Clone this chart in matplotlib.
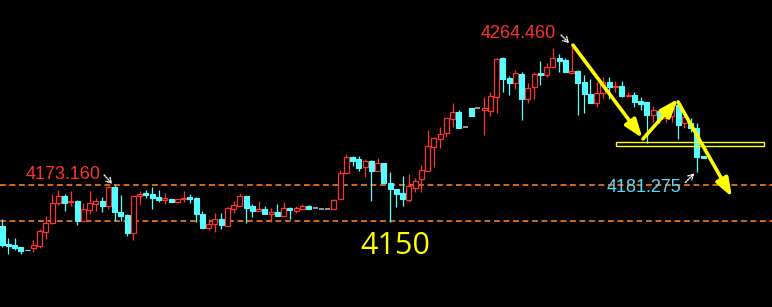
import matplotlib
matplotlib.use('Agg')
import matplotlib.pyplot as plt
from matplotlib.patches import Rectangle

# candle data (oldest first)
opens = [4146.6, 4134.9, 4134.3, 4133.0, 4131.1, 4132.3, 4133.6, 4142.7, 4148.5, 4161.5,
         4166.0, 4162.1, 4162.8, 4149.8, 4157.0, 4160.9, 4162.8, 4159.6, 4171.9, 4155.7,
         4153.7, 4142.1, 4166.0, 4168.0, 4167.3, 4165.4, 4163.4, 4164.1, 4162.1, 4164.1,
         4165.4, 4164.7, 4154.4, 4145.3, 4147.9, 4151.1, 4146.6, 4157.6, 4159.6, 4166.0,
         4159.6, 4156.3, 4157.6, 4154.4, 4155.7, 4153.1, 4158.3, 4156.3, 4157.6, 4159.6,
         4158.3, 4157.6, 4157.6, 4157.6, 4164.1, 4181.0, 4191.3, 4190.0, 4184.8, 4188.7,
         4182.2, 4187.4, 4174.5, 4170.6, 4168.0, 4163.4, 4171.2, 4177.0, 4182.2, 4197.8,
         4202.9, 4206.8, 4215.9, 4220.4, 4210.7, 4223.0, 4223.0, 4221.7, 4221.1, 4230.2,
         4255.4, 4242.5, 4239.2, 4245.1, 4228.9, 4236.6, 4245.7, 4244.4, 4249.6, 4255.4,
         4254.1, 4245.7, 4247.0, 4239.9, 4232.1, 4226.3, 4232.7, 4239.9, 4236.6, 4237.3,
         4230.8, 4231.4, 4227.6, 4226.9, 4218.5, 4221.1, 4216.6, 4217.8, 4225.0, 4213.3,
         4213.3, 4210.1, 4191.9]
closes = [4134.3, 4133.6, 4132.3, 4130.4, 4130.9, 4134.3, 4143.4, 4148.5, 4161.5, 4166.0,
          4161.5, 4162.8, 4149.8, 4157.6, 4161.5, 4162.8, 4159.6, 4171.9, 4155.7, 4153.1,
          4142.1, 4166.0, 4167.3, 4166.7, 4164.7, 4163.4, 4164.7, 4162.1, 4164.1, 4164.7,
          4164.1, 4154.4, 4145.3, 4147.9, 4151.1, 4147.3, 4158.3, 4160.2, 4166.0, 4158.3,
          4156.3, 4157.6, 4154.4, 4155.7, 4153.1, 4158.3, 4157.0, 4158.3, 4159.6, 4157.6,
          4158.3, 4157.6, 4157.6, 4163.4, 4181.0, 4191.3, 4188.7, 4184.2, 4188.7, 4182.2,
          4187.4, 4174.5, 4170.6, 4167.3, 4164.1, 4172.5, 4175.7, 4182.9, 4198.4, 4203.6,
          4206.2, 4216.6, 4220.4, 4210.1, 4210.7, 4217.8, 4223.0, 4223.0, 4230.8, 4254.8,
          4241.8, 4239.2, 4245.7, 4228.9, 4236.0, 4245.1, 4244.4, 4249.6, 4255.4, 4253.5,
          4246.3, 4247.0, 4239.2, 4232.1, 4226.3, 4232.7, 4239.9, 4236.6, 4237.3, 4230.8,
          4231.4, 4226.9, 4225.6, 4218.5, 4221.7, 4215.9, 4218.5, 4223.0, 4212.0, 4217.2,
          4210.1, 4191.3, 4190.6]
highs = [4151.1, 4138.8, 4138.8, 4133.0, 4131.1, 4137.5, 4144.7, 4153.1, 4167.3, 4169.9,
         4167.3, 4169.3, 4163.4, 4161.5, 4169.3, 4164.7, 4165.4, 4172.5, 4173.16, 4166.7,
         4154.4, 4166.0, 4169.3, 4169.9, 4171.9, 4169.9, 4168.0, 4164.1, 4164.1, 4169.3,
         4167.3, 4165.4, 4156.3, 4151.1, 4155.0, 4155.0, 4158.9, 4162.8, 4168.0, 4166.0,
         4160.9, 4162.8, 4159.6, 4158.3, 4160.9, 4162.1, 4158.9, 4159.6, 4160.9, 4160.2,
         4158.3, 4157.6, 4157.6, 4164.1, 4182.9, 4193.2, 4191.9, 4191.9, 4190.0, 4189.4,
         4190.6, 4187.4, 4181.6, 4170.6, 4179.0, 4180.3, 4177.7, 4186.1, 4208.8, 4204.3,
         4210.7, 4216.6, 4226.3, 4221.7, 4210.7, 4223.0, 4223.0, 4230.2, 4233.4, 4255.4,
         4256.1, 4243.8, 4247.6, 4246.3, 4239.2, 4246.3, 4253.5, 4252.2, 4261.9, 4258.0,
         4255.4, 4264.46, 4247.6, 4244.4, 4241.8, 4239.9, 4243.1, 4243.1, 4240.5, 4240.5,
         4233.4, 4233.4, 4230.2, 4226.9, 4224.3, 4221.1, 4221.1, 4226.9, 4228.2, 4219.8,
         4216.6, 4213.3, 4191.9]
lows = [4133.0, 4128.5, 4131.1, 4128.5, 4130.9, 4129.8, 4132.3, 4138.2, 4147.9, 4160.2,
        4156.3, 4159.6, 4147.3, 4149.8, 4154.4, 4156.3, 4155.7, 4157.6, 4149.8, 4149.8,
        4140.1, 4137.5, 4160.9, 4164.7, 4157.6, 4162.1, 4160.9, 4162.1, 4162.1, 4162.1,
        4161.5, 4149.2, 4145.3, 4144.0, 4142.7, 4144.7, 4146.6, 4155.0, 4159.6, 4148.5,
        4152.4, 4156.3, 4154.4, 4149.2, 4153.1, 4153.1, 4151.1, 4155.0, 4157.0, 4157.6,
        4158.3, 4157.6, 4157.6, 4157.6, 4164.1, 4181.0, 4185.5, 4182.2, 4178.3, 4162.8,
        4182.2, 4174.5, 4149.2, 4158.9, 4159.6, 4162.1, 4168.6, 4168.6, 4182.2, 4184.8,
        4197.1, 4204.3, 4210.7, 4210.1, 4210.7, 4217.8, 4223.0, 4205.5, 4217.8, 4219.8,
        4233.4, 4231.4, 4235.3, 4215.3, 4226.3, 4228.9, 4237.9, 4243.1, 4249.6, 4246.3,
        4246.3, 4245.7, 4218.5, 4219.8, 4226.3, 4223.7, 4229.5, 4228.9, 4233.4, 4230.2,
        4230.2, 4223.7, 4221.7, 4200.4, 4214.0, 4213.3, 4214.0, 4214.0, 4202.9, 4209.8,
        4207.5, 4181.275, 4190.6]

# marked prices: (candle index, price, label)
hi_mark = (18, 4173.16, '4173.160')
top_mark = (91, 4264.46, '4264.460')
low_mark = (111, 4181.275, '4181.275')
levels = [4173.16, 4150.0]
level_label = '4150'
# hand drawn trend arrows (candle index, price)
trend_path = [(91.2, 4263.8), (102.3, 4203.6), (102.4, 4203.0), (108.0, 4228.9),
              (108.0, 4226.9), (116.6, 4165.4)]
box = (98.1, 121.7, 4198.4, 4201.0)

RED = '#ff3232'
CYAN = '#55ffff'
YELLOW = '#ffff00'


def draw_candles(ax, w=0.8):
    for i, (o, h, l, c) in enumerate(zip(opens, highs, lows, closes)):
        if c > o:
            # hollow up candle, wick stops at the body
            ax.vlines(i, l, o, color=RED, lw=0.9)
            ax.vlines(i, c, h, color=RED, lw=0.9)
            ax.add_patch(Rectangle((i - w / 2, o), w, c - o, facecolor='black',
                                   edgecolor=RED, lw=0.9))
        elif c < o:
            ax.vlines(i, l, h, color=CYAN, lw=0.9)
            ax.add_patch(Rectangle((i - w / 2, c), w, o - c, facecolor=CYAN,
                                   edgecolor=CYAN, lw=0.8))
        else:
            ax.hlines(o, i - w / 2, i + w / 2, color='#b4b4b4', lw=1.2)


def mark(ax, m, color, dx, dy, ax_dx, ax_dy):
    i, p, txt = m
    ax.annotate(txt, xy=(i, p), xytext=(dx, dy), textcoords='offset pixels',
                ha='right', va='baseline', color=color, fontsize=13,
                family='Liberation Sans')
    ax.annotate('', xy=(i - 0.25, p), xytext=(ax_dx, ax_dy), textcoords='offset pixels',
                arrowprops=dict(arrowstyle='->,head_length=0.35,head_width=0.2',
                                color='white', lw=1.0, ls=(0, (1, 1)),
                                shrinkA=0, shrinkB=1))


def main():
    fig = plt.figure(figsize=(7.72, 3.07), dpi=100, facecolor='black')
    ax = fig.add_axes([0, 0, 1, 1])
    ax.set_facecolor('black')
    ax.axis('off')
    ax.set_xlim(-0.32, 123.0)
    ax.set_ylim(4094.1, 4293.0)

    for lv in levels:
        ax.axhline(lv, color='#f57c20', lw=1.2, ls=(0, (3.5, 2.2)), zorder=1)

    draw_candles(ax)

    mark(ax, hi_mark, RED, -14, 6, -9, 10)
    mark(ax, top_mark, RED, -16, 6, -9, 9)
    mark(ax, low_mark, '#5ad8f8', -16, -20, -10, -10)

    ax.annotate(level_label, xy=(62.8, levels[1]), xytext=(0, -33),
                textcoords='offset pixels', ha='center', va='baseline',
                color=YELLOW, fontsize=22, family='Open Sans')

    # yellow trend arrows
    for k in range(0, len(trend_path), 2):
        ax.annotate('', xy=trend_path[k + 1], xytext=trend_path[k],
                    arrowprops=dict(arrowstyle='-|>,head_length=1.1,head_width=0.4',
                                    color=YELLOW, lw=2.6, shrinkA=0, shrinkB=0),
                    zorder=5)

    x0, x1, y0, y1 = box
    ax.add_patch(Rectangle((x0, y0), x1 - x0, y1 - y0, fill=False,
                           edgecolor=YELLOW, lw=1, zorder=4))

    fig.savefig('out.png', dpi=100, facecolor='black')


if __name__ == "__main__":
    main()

:::

Repeat only the lines from the beginning of the material through the line containing "from matplotlib.patches import Rectangle", both ends kept, leaving pictures out.

Clone this chart in matplotlib.
import matplotlib
matplotlib.use('Agg')
import matplotlib.pyplot as plt
from matplotlib.patches import Rectangle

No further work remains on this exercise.